[Code that draws figures]
— BEGIN —

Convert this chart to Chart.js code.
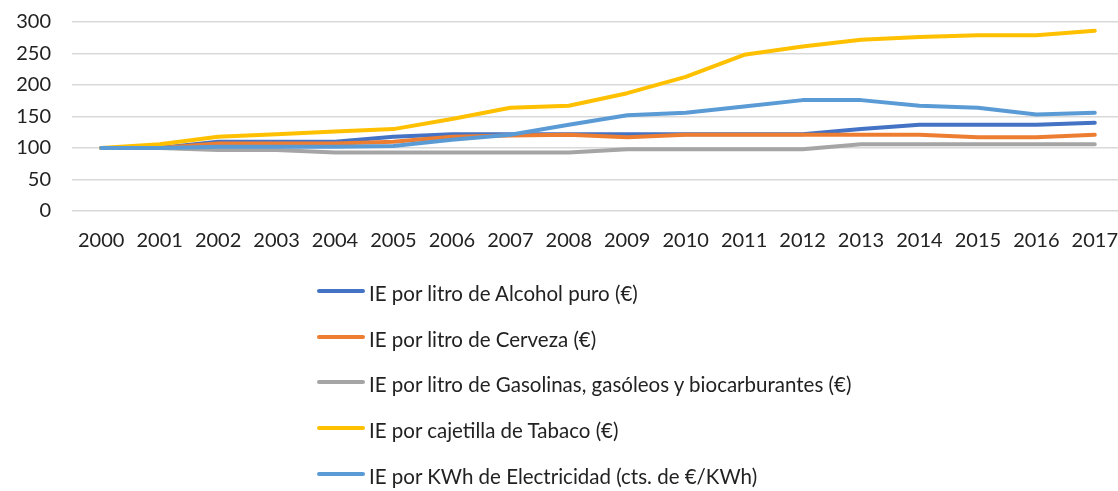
<!DOCTYPE html>
<html>
<head>
<meta charset="utf-8">
<script src="https://cdn.jsdelivr.net/npm/chart.js@4.4.1/dist/chart.umd.min.js"></script>
<style>
    body { margin: 0; background: #fff; overflow: hidden; }
    #wrap { position: relative; width: 1118px; height: 491px; overflow: hidden; }
    #legend {
        position: absolute;
        left: 317px;
        top: 270px;
        font-family: Lato, sans-serif;
        font-size: 20.5px;
        color: #222;
    }
    .legend-row { display: flex; align-items: center; height: 45.8px; white-space: nowrap; }
    .legend-line { width: 48px; height: 4px; border-radius: 2px; margin-right: 4px; position: relative; top: -2px; }
</style>
</head>
<body>
<div id="wrap">
    <canvas id="chart" width="1130" height="491"></canvas>
    <div id="legend"></div>
</div>
<script>
// Years on the x axis
const years = ['2000', '2001', '2002', '2003', '2004', '2005', '2006', '2007', '2008',
    '2009', '2010', '2011', '2012', '2013', '2014', '2015', '2016', '2017'];

// Index values (2000 = 100)
const alcohol = [100, 100, 110, 110, 110, 118, 122, 122, 122, 122, 122, 122, 122, 130, 137, 137, 137, 140];
const cerveza = [100, 100, 107, 107, 107, 110, 118, 120, 121, 117, 121, 121, 121, 121, 121, 117, 117, 121];
const gasolinas = [100, 100, 97, 97, 93, 93, 93, 93, 93, 98, 98, 98, 98, 106, 106, 106, 106, 106];
const tabaco = [100, 106, 118, 122, 126, 130, 146, 164, 167, 187, 213, 248, 261, 272, 276, 279, 279, 286];
const electricidad = [100, 100, 102, 102, 102, 103, 113, 121, 137, 152, 156, 166, 176, 176, 167, 164, 153, 156];

const yTicks = [0, 50, 100, 150, 200, 250, 300];

const series = [
    { label: 'IE por litro de Alcohol puro (€)', data: alcohol, color: '#4472C4' },
    { label: 'IE por litro de Cerveza (€)', data: cerveza, color: '#ED7D31' },
    { label: 'IE por litro de Gasolinas, gasóleos y biocarburantes (€)', data: gasolinas, color: '#A5A5A5' },
    { label: 'IE por cajetilla de Tabaco (€)', data: tabaco, color: '#FFC000' },
    { label: 'IE por KWh de Electricidad (cts. de €/KWh)', data: electricidad, color: '#5B9BD5' }
];

const axisFont = { family: 'Lato, sans-serif', size: 20 };

new Chart(document.getElementById('chart'), {
    type: 'line',
    data: {
        labels: years,
        datasets: series.map((s, i) => ({
            label: s.label,
            data: s.data,
            borderColor: s.color,
            backgroundColor: s.color,
            borderWidth: 4,
            borderCapStyle: 'round',
            borderJoinStyle: 'round',
            pointRadius: 0,
            tension: 0,
            // later series are drawn on top
            order: series.length - i
        }))
    },
    options: {
        responsive: false,
        animation: false,
        devicePixelRatio: 1,
        layout: { padding: { top: 22, bottom: 238, left: 0, right: 6 } },
        plugins: {
            legend: { display: false },
            tooltip: { enabled: false }
        },
        scales: {
            x: {
                offset: true,
                grid: { display: false, drawTicks: false },
                border: { display: false },
                ticks: { color: '#222', font: axisFont, padding: 18, maxRotation: 0, autoSkip: false },
                afterFit(scale) {
                    scale.height = 42;
                    // labels may hang past the plot edges
                    scale.paddingLeft = 0;
                    scale.paddingRight = 0;
                }
            },
            y: {
                min: 0,
                max: 300,
                afterBuildTicks(scale) { scale.ticks = yTicks.map(v => ({ value: v })); },
                grid: { color: '#d9d9d9', lineWidth: 1.5, drawTicks: false },
                border: { display: false },
                ticks: { color: '#222', font: axisFont, padding: 21 },
                afterFit(scale) {
                    scale.width = 72;
                    scale.paddingTop = 0;
                    scale.paddingBottom = 0;
                }
            }
        }
    }
});

// Vertical legend below the chart
const legend = document.getElementById('legend');
series.forEach(s => {
    const row = document.createElement('div');
    row.className = 'legend-row';
    const line = document.createElement('span');
    line.className = 'legend-line';
    line.style.background = s.color;
    const text = document.createElement('span');
    text.textContent = s.label;
    row.appendChild(line);
    row.appendChild(text);
    legend.appendChild(row);
});
</script>
</body>
</html>
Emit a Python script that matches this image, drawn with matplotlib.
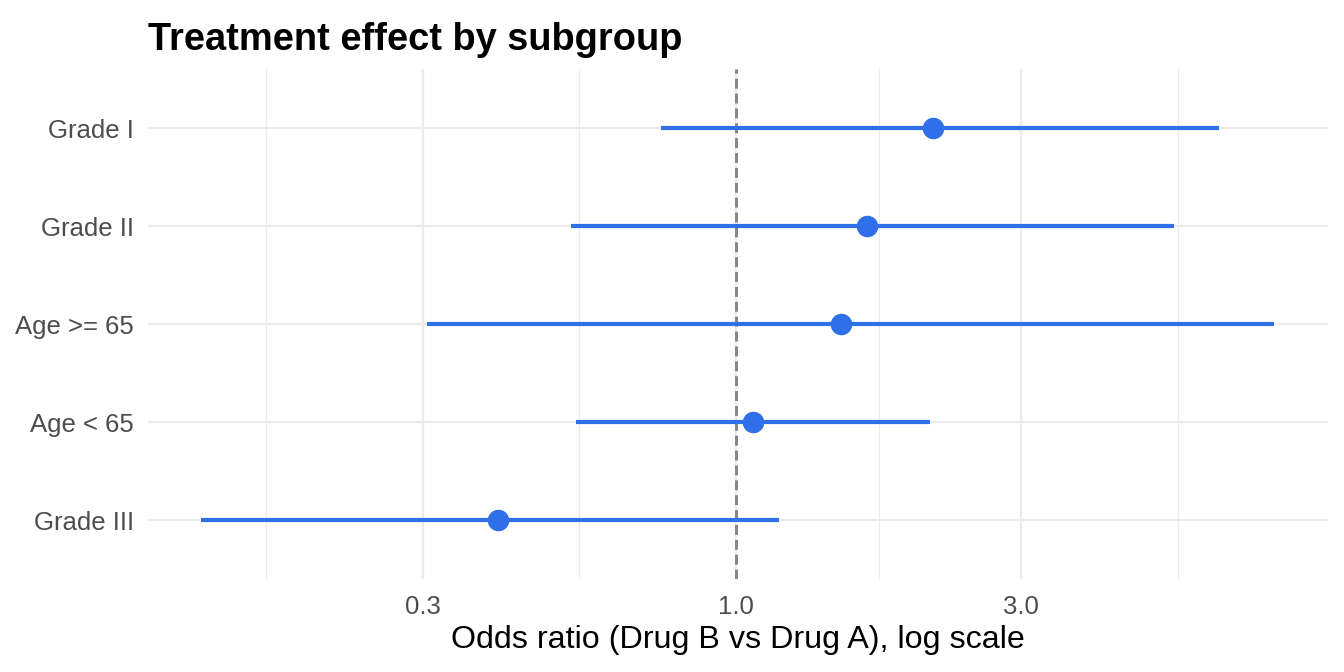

— END —

EXERCISE AIM> Transcribe every record above exactly as written, leaving out any pictures.

THE RESPONSE>
Convert this chart to Chart.js code.
<!DOCTYPE html>
<html>
<head>
<meta charset="utf-8">
<script src="https://cdn.jsdelivr.net/npm/chart.js@4.4.1/dist/chart.umd.min.js"></script>
<style>
    body { margin: 0; background: #fff; overflow: hidden; }
    #wrap { position: relative; width: 1118px; height: 491px; overflow: hidden; }
    #legend {
        position: absolute;
        left: 317px;
        top: 270px;
        font-family: Lato, sans-serif;
        font-size: 20.5px;
        color: #222;
    }
    .legend-row { display: flex; align-items: center; height: 45.8px; white-space: nowrap; }
    .legend-line { width: 48px; height: 4px; border-radius: 2px; margin-right: 4px; position: relative; top: -2px; }
</style>
</head>
<body>
<div id="wrap">
    <canvas id="chart" width="1130" height="491"></canvas>
    <div id="legend"></div>
</div>
<script>
// Years on the x axis
const years = ['2000', '2001', '2002', '2003', '2004', '2005', '2006', '2007', '2008',
    '2009', '2010', '2011', '2012', '2013', '2014', '2015', '2016', '2017'];

// Index values (2000 = 100)
const alcohol = [100, 100, 110, 110, 110, 118, 122, 122, 122, 122, 122, 122, 122, 130, 137, 137, 137, 140];
const cerveza = [100, 100, 107, 107, 107, 110, 118, 120, 121, 117, 121, 121, 121, 121, 121, 117, 117, 121];
const gasolinas = [100, 100, 97, 97, 93, 93, 93, 93, 93, 98, 98, 98, 98, 106, 106, 106, 106, 106];
const tabaco = [100, 106, 118, 122, 126, 130, 146, 164, 167, 187, 213, 248, 261, 272, 276, 279, 279, 286];
const electricidad = [100, 100, 102, 102, 102, 103, 113, 121, 137, 152, 156, 166, 176, 176, 167, 164, 153, 156];

const yTicks = [0, 50, 100, 150, 200, 250, 300];

const series = [
    { label: 'IE por litro de Alcohol puro (€)', data: alcohol, color: '#4472C4' },
    { label: 'IE por litro de Cerveza (€)', data: cerveza, color: '#ED7D31' },
    { label: 'IE por litro de Gasolinas, gasóleos y biocarburantes (€)', data: gasolinas, color: '#A5A5A5' },
    { label: 'IE por cajetilla de Tabaco (€)', data: tabaco, color: '#FFC000' },
    { label: 'IE por KWh de Electricidad (cts. de €/KWh)', data: electricidad, color: '#5B9BD5' }
];

const axisFont = { family: 'Lato, sans-serif', size: 20 };

new Chart(document.getElementById('chart'), {
    type: 'line',
    data: {
        labels: years,
        datasets: series.map((s, i) => ({
            label: s.label,
            data: s.data,
            borderColor: s.color,
            backgroundColor: s.color,
            borderWidth: 4,
            borderCapStyle: 'round',
            borderJoinStyle: 'round',
            pointRadius: 0,
            tension: 0,
            // later series are drawn on top
            order: series.length - i
        }))
    },
    options: {
        responsive: false,
        animation: false,
        devicePixelRatio: 1,
        layout: { padding: { top: 22, bottom: 238, left: 0, right: 6 } },
        plugins: {
            legend: { display: false },
            tooltip: { enabled: false }
        },
        scales: {
            x: {
                offset: true,
                grid: { display: false, drawTicks: false },
                border: { display: false },
                ticks: { color: '#222', font: axisFont, padding: 18, maxRotation: 0, autoSkip: false },
                afterFit(scale) {
                    scale.height = 42;
                    // labels may hang past the plot edges
                    scale.paddingLeft = 0;
                    scale.paddingRight = 0;
                }
            },
            y: {
                min: 0,
                max: 300,
                afterBuildTicks(scale) { scale.ticks = yTicks.map(v => ({ value: v })); },
                grid: { color: '#d9d9d9', lineWidth: 1.5, drawTicks: false },
                border: { display: false },
                ticks: { color: '#222', font: axisFont, padding: 21 },
                afterFit(scale) {
                    scale.width = 72;
                    scale.paddingTop = 0;
                    scale.paddingBottom = 0;
                }
            }
        }
    }
});

// Vertical legend below the chart
const legend = document.getElementById('legend');
series.forEach(s => {
    const row = document.createElement('div');
    row.className = 'legend-row';
    const line = document.createElement('span');
    line.className = 'legend-line';
    line.style.background = s.color;
    const text = document.createElement('span');
    text.textContent = s.label;
    row.appendChild(line);
    row.appendChild(text);
    legend.appendChild(row);
});
</script>
</body>
</html>
Emit a Python script that matches this image, drawn with matplotlib.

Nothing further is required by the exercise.